Heavy Lifting: Leveraging Machine Learning to Measure the Masses of Supermassive Black Holes
David Chemaly ( Université de Montréal )
Despite recent advances in the study of supermassive black holes (SMBH), most notably those by the Event Horizon Telescope (EHT) team, a fast and effective methodology to determine the masses of these leviathans at high redshifts continues to elude the astronomical community. Nowadays, the best method to conduct such calculations is to resolve the kinematic of the molecular gas in the region where the SMBH’s gravitational potential dominates over the galaxy’s potential. Considering how negligible the mass of a SMBH (∼10^8 M_☉) is compared to a host galaxy (∼10^12 M_☉), a high spatial resolution is required to resolve such regions, which are of the order of a few tens of parsecs.

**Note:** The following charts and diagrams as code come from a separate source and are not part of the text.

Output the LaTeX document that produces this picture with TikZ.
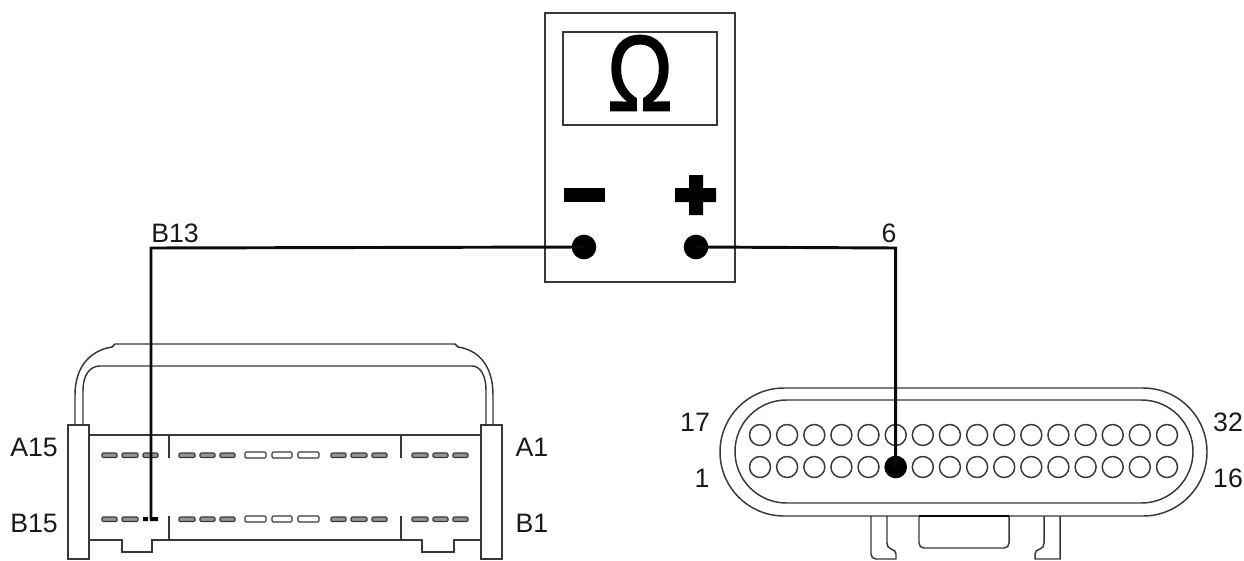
\documentclass[tikz,border=0pt]{standalone}
\usepackage{fontspec}
\setmainfont{Liberation Sans}
\newfontface\omegafont[FakeBold=1.6]{Liberation Sans}
\usepackage{tikz}
\definecolor{wireblk}{rgb}{0.04,0.04,0.04}
\definecolor{outline}{rgb}{0.22,0.22,0.22}
\definecolor{slotgrey}{rgb}{0.58,0.58,0.58}
\tikzset{
  outlineline/.style={color=outline,line width=1.1pt},
  wireline/.style={color=wireblk,line width=2.2pt},
  pinhole/.style={color=outline,line width=1.1pt,fill=white},
  slotnarrow/.style={color=outline,line width=0.8pt,fill=slotgrey,rounded corners=0.8pt},
  slotwide/.style={color=outline,line width=0.8pt,fill=white,rounded corners=0.8pt},
  pinlabel/.style={inner sep=0pt,font=\fontsize{20}{20}\selectfont,color=black!90},
  terminal/.style={circle,fill=black,inner sep=0pt,minimum size=18.5pt},
}

\begin{document}
\begin{tikzpicture}[x=0.75pt,y=0.75pt,yscale=-1,xscale=1]
\useasboundingbox (0,0) rectangle (1244,560);

%Shape: Meter housing
\draw [outlineline] (545,13) -- (735,13) -- (735,282) -- (545,282) -- cycle ;
%Shape: Meter display
\draw [outlineline] (563,32) -- (717,32) -- (717,125) -- (563,125) -- cycle ;
%Shape: Minus sign
\fill [black] (564,188) -- (605,188) -- (605,202) -- (564,202) -- cycle ;
%Shape: Plus sign
\fill [black] (689,175) -- (703,175) -- (703,188) -- (716,188) -- (716,202) -- (703,202) -- (703,215) -- (689,215) -- (689,202) -- (675,202) -- (675,188) -- (689,188) -- cycle ;

% Text Node
\draw (640,73) node (omegasign) [inner sep=0pt,font=\fontsize{66}{66}\omegafont,yscale=1.22] {Ω};

%Shape: Left connector strap
\draw [outlineline] (75,425) -- (75,395) .. controls (75,365) and (92,350) .. (112,347) -- (115,344) -- (455,344) -- (458,347) .. controls (478,350) and (493,365) .. (493,395) -- (493,425) ;
\draw [outlineline] (83,425) -- (83,390) .. controls (83,375) and (90,366) .. (100,366) -- (472,366) .. controls (480,366) and (486,375) .. (486,390) -- (486,425) ;
%Shape: Left connector end brackets
\draw [outlineline] (68,559) -- (68,425) -- (89,425) -- (89,559) -- cycle ;
\draw [outlineline] (481,559) -- (481,425) -- (502,425) -- (502,559) -- cycle ;
%Shape: Left connector body
\draw [outlineline] (89,435) -- (481,435) ;
\draw [outlineline] (89,540) -- (122,540) -- (122,552) -- (152,552) -- (152,540) -- (422,540) -- (422,552) -- (454,552) -- (454,540) -- (481,540) ;
\draw [outlineline] (169,435) -- (169,458) (169,516) -- (169,540) ;
\draw [outlineline] (401,435) -- (401,458) (401,516) -- (401,540) ;
%Shape: Slots row A
\draw [slotnarrow] (102,453) rectangle (117,457.5) (122,453) rectangle (138,457.5) (143,453) rectangle (158,457.5) (179,453) rectangle (195,457.5) (200,453) rectangle (215,457.5) (220,453) rectangle (235,457.5) (331,453) rectangle (346,457.5) (351,453) rectangle (367,457.5) (372,453) rectangle (387,457.5) (412,453) rectangle (428,457.5) (433,453) rectangle (448,457.5) (453,453) rectangle (468,457.5) ;
\draw [slotwide] (245,452) rectangle (266,458) (272,452) rectangle (292,458) (298,452) rectangle (319,458) ;
%Shape: Slots row B
\draw [slotnarrow] (102,517) rectangle (117,521.5) (122,517) rectangle (138,521.5) (179,517) rectangle (195,521.5) (200,517) rectangle (215,521.5) (220,517) rectangle (235,521.5) (331,517) rectangle (346,521.5) (351,517) rectangle (367,521.5) (372,517) rectangle (387,521.5) (412,517) rectangle (428,521.5) (433,517) rectangle (448,521.5) (453,517) rectangle (468,521.5) ;
\draw [slotwide] (245,516) rectangle (266,522) (272,516) rectangle (292,522) (298,516) rectangle (319,522) ;
\fill [black] (143,517) rectangle (148,521) (150,517) rectangle (158,521) ;

%Shape: Right connector shell
\draw [outlineline] (784,388) -- (1143,388) arc (-90:90:64) -- (784,516) arc (90:270:64) -- cycle ;
\draw [outlineline] (786.5,400) -- (1141.5,400) arc (-90:90:51.5) -- (786.5,503) arc (90:270:51.5) -- cycle ;
%Shape: Right connector pin rows
\draw [pinhole] (760,435) circle (10.5) (787.1,435) circle (10.5) (814.3,435) circle (10.5) (841.4,435) circle (10.5) (868.5,435) circle (10.5) (895.7,435) circle (10.5) (922.8,435) circle (10.5) (949.9,435) circle (10.5) (977.1,435) circle (10.5) (1004.2,435) circle (10.5) (1031.3,435) circle (10.5) (1058.4,435) circle (10.5) (1085.6,435) circle (10.5) (1112.7,435) circle (10.5) (1139.8,435) circle (10.5) (1167,435) circle (10.5) ;
\draw [pinhole] (760,467) circle (10.5) (787.1,467) circle (10.5) (814.3,467) circle (10.5) (841.4,467) circle (10.5) (868.5,467) circle (10.5) (922.8,467) circle (10.5) (949.9,467) circle (10.5) (977.1,467) circle (10.5) (1004.2,467) circle (10.5) (1031.3,467) circle (10.5) (1058.4,467) circle (10.5) (1085.6,467) circle (10.5) (1112.7,467) circle (10.5) (1139.8,467) circle (10.5) (1167,467) circle (10.5) ;
%Shape: Right connector latch
\draw [outlineline] (871,516) -- (871,554) .. controls (871,557) and (873,559) .. (876,559) -- (896,559) -- (896,554) .. controls (896,551) and (894,550) .. (891,549) .. controls (888,548) and (887,546) .. (887,543) -- (887,516) ;
\draw [outlineline] (1060,516) -- (1060,559) -- (1035,559) -- (1035,554) .. controls (1035,551) and (1037,550) .. (1040,549) .. controls (1043,548) and (1044,546) .. (1044,543) -- (1044,516) ;
\draw [outlineline] (919,516) -- (919,543) .. controls (919,546) and (921,548) .. (924,548) -- (1004,548) .. controls (1007,548) and (1009,546) .. (1009,543) -- (1009,516) ;
\draw [color=wireblk,line width=1.5pt] (919,516) -- (1009,516) ;

%Shape: Meter terminals and wire ends
\node (minusjack) [terminal] at (584,247) {};
\node (plusjack) [terminal] at (696,247) {};
\node (pinsix) [circle,fill=black,inner sep=0pt,minimum size=17pt] at (895.7,467) {};
\coordinate (slotbthirteen) at (151,519);
\coordinate (minuscorner) at (151,248);
\coordinate (pluscorner) at (895.7,248);

%Straight Lines wires
\draw [wireline] (minusjack.center) -- (minuscorner) -- (slotbthirteen) ;
\draw [wireline] (plusjack.center) -- (pluscorner) -- (pinsix.center) ;

% Text Node
\draw (34,447) node (lblafifteen) [pinlabel] {A15};
% Text Node
\draw (34,523) node (lblbfifteen) [pinlabel] {B15};
% Text Node
\draw (532,447) node (lblaone) [pinlabel] {A1};
% Text Node
\draw (532,523) node (lblbone) [pinlabel] {B1};
% Text Node
\draw (175,233) node (lblbthirteen) [pinlabel] {B13};
% Text Node
\draw (889,233) node (lblsix) [pinlabel] {6};
% Text Node
\draw (695,422) node (lblseventeen) [pinlabel] {17};
% Text Node
\draw (702,478) node (lblonepin) [pinlabel] {1};
% Text Node
\draw (1228,422) node (lblthirtytwo) [pinlabel] {32};
% Text Node
\draw (1228,478) node (lblsixteen) [pinlabel] {16};

\end{tikzpicture}
\end{document}
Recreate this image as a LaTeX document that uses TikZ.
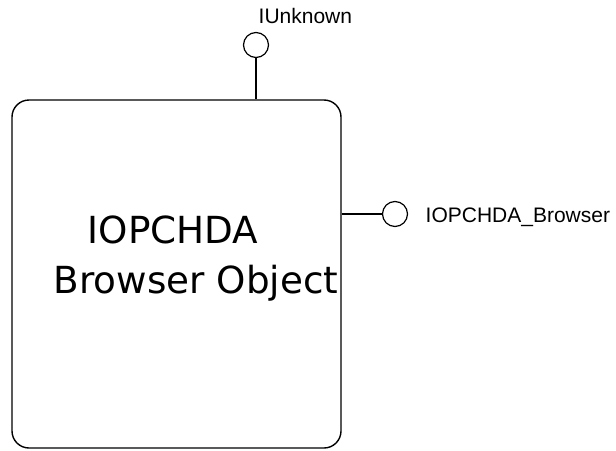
\documentclass[tikz,border=0pt]{standalone}
\usepackage{fontspec}
\newfontfamily\lblfont{Liberation Sans}
\newfontfamily\objfont{DejaVu Sans}
\begin{document}
\begin{tikzpicture}[x=1pt,y=-1pt,
  line width=1.4pt,
  lolli/.style={draw, circle, minimum size=25pt, inner sep=0pt, line width=1.2pt},
  lbl/.style={anchor=base west, inner sep=0pt, font=\lblfont\fontsize{21}{24}\selectfont},
  objtxt/.style={anchor=base west, inner sep=0pt, font=\objfont\fontsize{37.3}{40}\selectfont},
  objbox/.style={draw, rounded corners=17pt, minimum width=329pt, minimum height=348pt, inner sep=0pt}]
\useasboundingbox[fill=white] (0,0) rectangle (616,450);
\node[objbox] (obj) at (176.5,274) {};
\node[objtxt] (t1) at (87,243) {IOPCHDA};
\node[objtxt] (t2) at (53,293) {Browser Object};
\node[lolli] (iu) at (256,45) {};
\node[lolli] (ib) at (395,214) {};
\node[lbl] (iul) at (258,23) {IUnknown};
\node[lbl] (ibl) at (425,222) {IOPCHDA\_Browser};
\draw (obj.north -| iu) -- (iu.south);
\draw (obj.east |- ib) -- (ib.west);
\end{tikzpicture}
\end{document}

This need for high-resolution data prevents us from adequately measuring masses at further distances. Here, we present a completely automated machine learning-based pipeline to reconstruct lensed observations of galaxies and measure the mass of a SMBH using the kinematics of the surrounding molecular gas. Our initial findings show that using gravitational lensing on mock ALMA data obtained from the realistic simulations provided by MassiveFIRE leads to spatially resolved images at redshifts that go far beyond what is currently achievable. We will discuss the implications of such a tool and showcase the surprising extent to which this new methodology can enrich our knowledge on the primary state of our universe.